● Exercise task
Copy the data below exactly, omitting any picture it contains.

(Entries with chart source code)
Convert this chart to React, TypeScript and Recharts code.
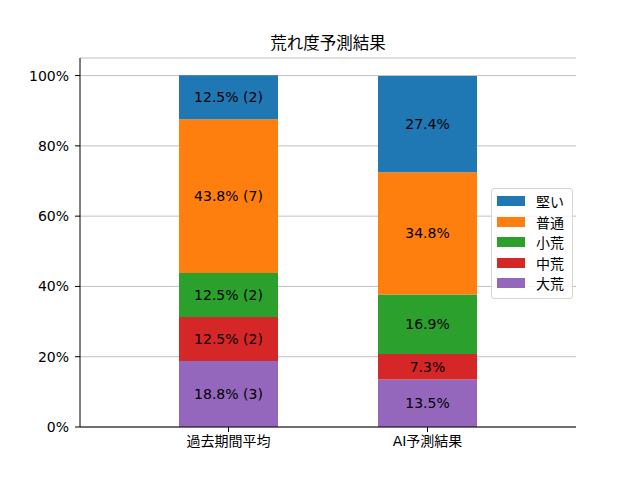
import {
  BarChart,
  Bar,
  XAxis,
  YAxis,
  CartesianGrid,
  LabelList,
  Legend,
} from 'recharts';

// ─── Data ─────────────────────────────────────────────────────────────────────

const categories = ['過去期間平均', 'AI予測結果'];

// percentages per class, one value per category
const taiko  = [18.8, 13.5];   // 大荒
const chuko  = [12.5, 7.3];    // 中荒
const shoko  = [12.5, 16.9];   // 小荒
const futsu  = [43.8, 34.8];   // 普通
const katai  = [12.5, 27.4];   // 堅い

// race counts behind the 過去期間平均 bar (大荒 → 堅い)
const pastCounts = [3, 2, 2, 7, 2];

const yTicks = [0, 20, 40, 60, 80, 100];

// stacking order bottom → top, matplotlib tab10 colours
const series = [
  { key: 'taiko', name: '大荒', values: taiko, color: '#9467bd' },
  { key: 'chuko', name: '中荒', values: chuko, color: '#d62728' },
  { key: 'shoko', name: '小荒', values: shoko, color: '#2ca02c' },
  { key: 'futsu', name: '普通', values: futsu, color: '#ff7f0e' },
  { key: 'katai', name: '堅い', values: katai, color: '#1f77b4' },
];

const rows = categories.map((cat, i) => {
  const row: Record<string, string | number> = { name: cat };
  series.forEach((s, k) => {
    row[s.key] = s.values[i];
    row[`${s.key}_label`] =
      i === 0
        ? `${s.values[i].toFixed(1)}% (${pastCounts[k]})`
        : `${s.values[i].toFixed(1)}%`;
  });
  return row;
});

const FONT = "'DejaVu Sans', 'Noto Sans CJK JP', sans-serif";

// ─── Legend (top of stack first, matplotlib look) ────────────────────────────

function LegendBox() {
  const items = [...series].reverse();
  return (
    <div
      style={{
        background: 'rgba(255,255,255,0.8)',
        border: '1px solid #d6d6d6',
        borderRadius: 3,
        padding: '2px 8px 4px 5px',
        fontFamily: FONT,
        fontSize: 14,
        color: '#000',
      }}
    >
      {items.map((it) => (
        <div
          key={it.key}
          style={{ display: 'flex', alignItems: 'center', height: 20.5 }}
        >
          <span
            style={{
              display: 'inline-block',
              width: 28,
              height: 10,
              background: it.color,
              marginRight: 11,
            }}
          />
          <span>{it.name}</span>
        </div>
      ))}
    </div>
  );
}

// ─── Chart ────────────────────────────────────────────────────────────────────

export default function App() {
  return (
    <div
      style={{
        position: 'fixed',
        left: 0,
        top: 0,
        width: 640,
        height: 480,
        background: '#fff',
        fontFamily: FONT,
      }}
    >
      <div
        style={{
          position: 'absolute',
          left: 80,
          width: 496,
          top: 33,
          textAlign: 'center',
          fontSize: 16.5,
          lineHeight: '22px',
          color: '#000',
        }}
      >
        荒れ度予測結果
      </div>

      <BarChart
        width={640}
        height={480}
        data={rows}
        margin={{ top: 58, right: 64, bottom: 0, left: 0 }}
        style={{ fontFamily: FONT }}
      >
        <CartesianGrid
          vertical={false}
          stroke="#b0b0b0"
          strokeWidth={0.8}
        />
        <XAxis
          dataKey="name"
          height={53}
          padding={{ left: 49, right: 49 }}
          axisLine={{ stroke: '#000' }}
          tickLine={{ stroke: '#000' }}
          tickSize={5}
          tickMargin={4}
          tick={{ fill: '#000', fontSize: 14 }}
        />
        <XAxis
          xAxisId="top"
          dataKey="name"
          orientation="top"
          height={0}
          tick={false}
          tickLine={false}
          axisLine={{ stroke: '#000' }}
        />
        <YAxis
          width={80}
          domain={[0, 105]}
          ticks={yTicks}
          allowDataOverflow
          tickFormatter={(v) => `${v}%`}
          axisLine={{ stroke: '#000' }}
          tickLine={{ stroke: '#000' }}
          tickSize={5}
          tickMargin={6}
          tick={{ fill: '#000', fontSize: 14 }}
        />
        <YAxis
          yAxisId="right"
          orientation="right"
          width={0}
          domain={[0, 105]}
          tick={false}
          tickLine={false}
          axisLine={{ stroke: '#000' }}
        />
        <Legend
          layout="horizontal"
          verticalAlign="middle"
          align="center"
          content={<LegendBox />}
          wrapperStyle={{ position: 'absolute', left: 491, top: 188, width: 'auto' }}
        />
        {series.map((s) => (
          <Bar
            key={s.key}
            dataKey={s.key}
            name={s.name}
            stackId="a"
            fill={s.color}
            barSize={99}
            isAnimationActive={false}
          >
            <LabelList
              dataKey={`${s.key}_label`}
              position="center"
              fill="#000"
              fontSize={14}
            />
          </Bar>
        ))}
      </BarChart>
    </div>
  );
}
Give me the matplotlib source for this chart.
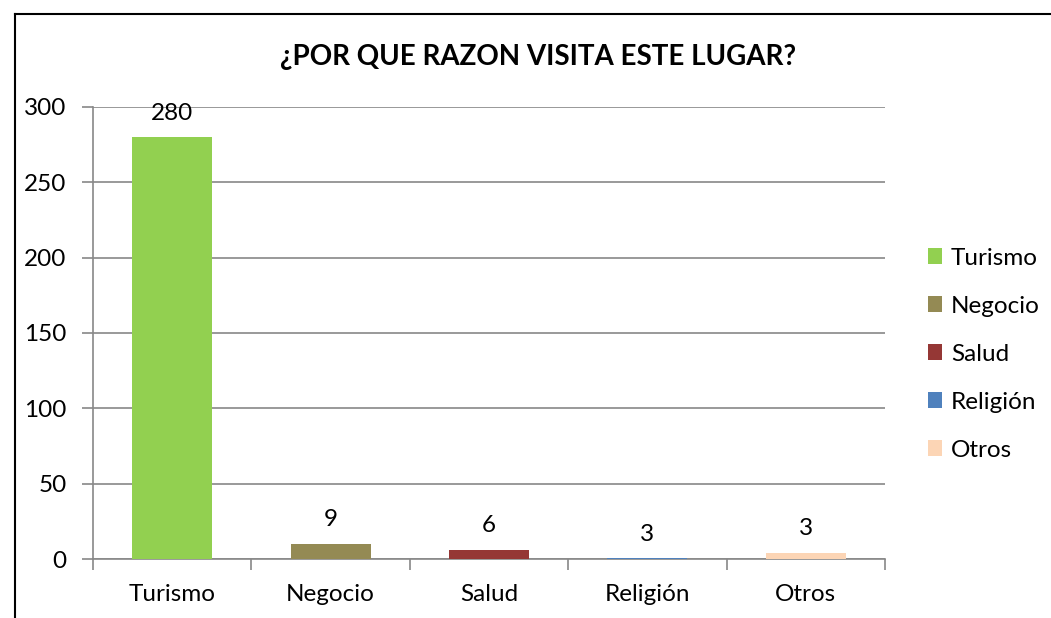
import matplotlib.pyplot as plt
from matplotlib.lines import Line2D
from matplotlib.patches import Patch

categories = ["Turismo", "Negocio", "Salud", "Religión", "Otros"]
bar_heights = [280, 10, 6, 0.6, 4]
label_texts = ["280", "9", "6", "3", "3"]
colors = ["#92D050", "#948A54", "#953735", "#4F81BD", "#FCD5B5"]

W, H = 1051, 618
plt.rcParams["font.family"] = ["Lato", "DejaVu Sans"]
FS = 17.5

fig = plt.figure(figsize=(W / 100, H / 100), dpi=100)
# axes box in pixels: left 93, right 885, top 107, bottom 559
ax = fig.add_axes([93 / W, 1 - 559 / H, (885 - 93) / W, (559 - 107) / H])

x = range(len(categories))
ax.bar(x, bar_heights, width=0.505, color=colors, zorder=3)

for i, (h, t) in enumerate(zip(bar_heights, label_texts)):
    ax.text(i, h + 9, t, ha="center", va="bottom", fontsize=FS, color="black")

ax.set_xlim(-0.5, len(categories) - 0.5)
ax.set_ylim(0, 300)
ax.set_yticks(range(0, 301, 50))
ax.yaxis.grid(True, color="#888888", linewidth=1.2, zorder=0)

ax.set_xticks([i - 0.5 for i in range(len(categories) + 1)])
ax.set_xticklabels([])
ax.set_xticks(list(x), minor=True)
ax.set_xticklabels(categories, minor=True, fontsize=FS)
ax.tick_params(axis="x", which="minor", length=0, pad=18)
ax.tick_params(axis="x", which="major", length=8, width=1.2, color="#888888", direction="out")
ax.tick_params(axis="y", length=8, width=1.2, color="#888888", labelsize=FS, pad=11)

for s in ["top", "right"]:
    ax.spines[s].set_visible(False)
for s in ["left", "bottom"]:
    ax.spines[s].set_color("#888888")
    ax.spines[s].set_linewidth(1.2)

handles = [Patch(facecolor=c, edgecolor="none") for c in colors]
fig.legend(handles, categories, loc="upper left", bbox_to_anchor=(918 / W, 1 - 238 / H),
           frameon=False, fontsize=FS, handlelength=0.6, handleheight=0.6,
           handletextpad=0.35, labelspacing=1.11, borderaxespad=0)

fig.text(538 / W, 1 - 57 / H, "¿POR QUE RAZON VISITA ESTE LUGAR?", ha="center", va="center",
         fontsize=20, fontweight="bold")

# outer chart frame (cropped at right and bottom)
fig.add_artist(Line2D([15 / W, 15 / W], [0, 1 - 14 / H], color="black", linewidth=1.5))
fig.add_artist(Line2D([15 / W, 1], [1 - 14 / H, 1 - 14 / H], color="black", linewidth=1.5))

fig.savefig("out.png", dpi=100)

● Task output
Convert this chart to React, TypeScript and Recharts code.
import {
  BarChart,
  Bar,
  XAxis,
  YAxis,
  CartesianGrid,
  LabelList,
  Legend,
} from 'recharts';

// ─── Data ─────────────────────────────────────────────────────────────────────

const categories = ['過去期間平均', 'AI予測結果'];

// percentages per class, one value per category
const taiko  = [18.8, 13.5];   // 大荒
const chuko  = [12.5, 7.3];    // 中荒
const shoko  = [12.5, 16.9];   // 小荒
const futsu  = [43.8, 34.8];   // 普通
const katai  = [12.5, 27.4];   // 堅い

// race counts behind the 過去期間平均 bar (大荒 → 堅い)
const pastCounts = [3, 2, 2, 7, 2];

const yTicks = [0, 20, 40, 60, 80, 100];

// stacking order bottom → top, matplotlib tab10 colours
const series = [
  { key: 'taiko', name: '大荒', values: taiko, color: '#9467bd' },
  { key: 'chuko', name: '中荒', values: chuko, color: '#d62728' },
  { key: 'shoko', name: '小荒', values: shoko, color: '#2ca02c' },
  { key: 'futsu', name: '普通', values: futsu, color: '#ff7f0e' },
  { key: 'katai', name: '堅い', values: katai, color: '#1f77b4' },
];

const rows = categories.map((cat, i) => {
  const row: Record<string, string | number> = { name: cat };
  series.forEach((s, k) => {
    row[s.key] = s.values[i];
    row[`${s.key}_label`] =
      i === 0
        ? `${s.values[i].toFixed(1)}% (${pastCounts[k]})`
        : `${s.values[i].toFixed(1)}%`;
  });
  return row;
});

const FONT = "'DejaVu Sans', 'Noto Sans CJK JP', sans-serif";

// ─── Legend (top of stack first, matplotlib look) ────────────────────────────

function LegendBox() {
  const items = [...series].reverse();
  return (
    <div
      style={{
        background: 'rgba(255,255,255,0.8)',
        border: '1px solid #d6d6d6',
        borderRadius: 3,
        padding: '2px 8px 4px 5px',
        fontFamily: FONT,
        fontSize: 14,
        color: '#000',
      }}
    >
      {items.map((it) => (
        <div
          key={it.key}
          style={{ display: 'flex', alignItems: 'center', height: 20.5 }}
        >
          <span
            style={{
              display: 'inline-block',
              width: 28,
              height: 10,
              background: it.color,
              marginRight: 11,
            }}
          />
          <span>{it.name}</span>
        </div>
      ))}
    </div>
  );
}

// ─── Chart ────────────────────────────────────────────────────────────────────

export default function App() {
  return (
    <div
      style={{
        position: 'fixed',
        left: 0,
        top: 0,
        width: 640,
        height: 480,
        background: '#fff',
        fontFamily: FONT,
      }}
    >
      <div
        style={{
          position: 'absolute',
          left: 80,
          width: 496,
          top: 33,
          textAlign: 'center',
          fontSize: 16.5,
          lineHeight: '22px',
          color: '#000',
        }}
      >
        荒れ度予測結果
      </div>

      <BarChart
        width={640}
        height={480}
        data={rows}
        margin={{ top: 58, right: 64, bottom: 0, left: 0 }}
        style={{ fontFamily: FONT }}
      >
        <CartesianGrid
          vertical={false}
          stroke="#b0b0b0"
          strokeWidth={0.8}
        />
        <XAxis
          dataKey="name"
          height={53}
          padding={{ left: 49, right: 49 }}
          axisLine={{ stroke: '#000' }}
          tickLine={{ stroke: '#000' }}
          tickSize={5}
          tickMargin={4}
          tick={{ fill: '#000', fontSize: 14 }}
        />
        <XAxis
          xAxisId="top"
          dataKey="name"
          orientation="top"
          height={0}
          tick={false}
          tickLine={false}
          axisLine={{ stroke: '#000' }}
        />
        <YAxis
          width={80}
          domain={[0, 105]}
          ticks={yTicks}
          allowDataOverflow
          tickFormatter={(v) => `${v}%`}
          axisLine={{ stroke: '#000' }}
          tickLine={{ stroke: '#000' }}
          tickSize={5}
          tickMargin={6}
          tick={{ fill: '#000', fontSize: 14 }}
        />
        <YAxis
          yAxisId="right"
          orientation="right"
          width={0}
          domain={[0, 105]}
          tick={false}
          tickLine={false}
          axisLine={{ stroke: '#000' }}
        />
        <Legend
          layout="horizontal"
          verticalAlign="middle"
          align="center"
          content={<LegendBox />}
          wrapperStyle={{ position: 'absolute', left: 491, top: 188, width: 'auto' }}
        />
        {series.map((s) => (
          <Bar
            key={s.key}
            dataKey={s.key}
            name={s.name}
            stackId="a"
            fill={s.color}
            barSize={99}
            isAnimationActive={false}
          >
            <LabelList
              dataKey={`${s.key}_label`}
              position="center"
              fill="#000"
              fontSize={14}
            />
          </Bar>
        ))}
      </BarChart>
    </div>
  );
}
Give me the matplotlib source for this chart.
import matplotlib.pyplot as plt
from matplotlib.lines import Line2D
from matplotlib.patches import Patch

categories = ["Turismo", "Negocio", "Salud", "Religión", "Otros"]
bar_heights = [280, 10, 6, 0.6, 4]
label_texts = ["280", "9", "6", "3", "3"]
colors = ["#92D050", "#948A54", "#953735", "#4F81BD", "#FCD5B5"]

W, H = 1051, 618
plt.rcParams["font.family"] = ["Lato", "DejaVu Sans"]
FS = 17.5

fig = plt.figure(figsize=(W / 100, H / 100), dpi=100)
# axes box in pixels: left 93, right 885, top 107, bottom 559
ax = fig.add_axes([93 / W, 1 - 559 / H, (885 - 93) / W, (559 - 107) / H])

x = range(len(categories))
ax.bar(x, bar_heights, width=0.505, color=colors, zorder=3)

for i, (h, t) in enumerate(zip(bar_heights, label_texts)):
    ax.text(i, h + 9, t, ha="center", va="bottom", fontsize=FS, color="black")

ax.set_xlim(-0.5, len(categories) - 0.5)
ax.set_ylim(0, 300)
ax.set_yticks(range(0, 301, 50))
ax.yaxis.grid(True, color="#888888", linewidth=1.2, zorder=0)

ax.set_xticks([i - 0.5 for i in range(len(categories) + 1)])
ax.set_xticklabels([])
ax.set_xticks(list(x), minor=True)
ax.set_xticklabels(categories, minor=True, fontsize=FS)
ax.tick_params(axis="x", which="minor", length=0, pad=18)
ax.tick_params(axis="x", which="major", length=8, width=1.2, color="#888888", direction="out")
ax.tick_params(axis="y", length=8, width=1.2, color="#888888", labelsize=FS, pad=11)

for s in ["top", "right"]:
    ax.spines[s].set_visible(False)
for s in ["left", "bottom"]:
    ax.spines[s].set_color("#888888")
    ax.spines[s].set_linewidth(1.2)

handles = [Patch(facecolor=c, edgecolor="none") for c in colors]
fig.legend(handles, categories, loc="upper left", bbox_to_anchor=(918 / W, 1 - 238 / H),
           frameon=False, fontsize=FS, handlelength=0.6, handleheight=0.6,
           handletextpad=0.35, labelspacing=1.11, borderaxespad=0)

fig.text(538 / W, 1 - 57 / H, "¿POR QUE RAZON VISITA ESTE LUGAR?", ha="center", va="center",
         fontsize=20, fontweight="bold")

# outer chart frame (cropped at right and bottom)
fig.add_artist(Line2D([15 / W, 15 / W], [0, 1 - 14 / H], color="black", linewidth=1.5))
fig.add_artist(Line2D([15 / W, 1], [1 - 14 / H, 1 - 14 / H], color="black", linewidth=1.5))

fig.savefig("out.png", dpi=100)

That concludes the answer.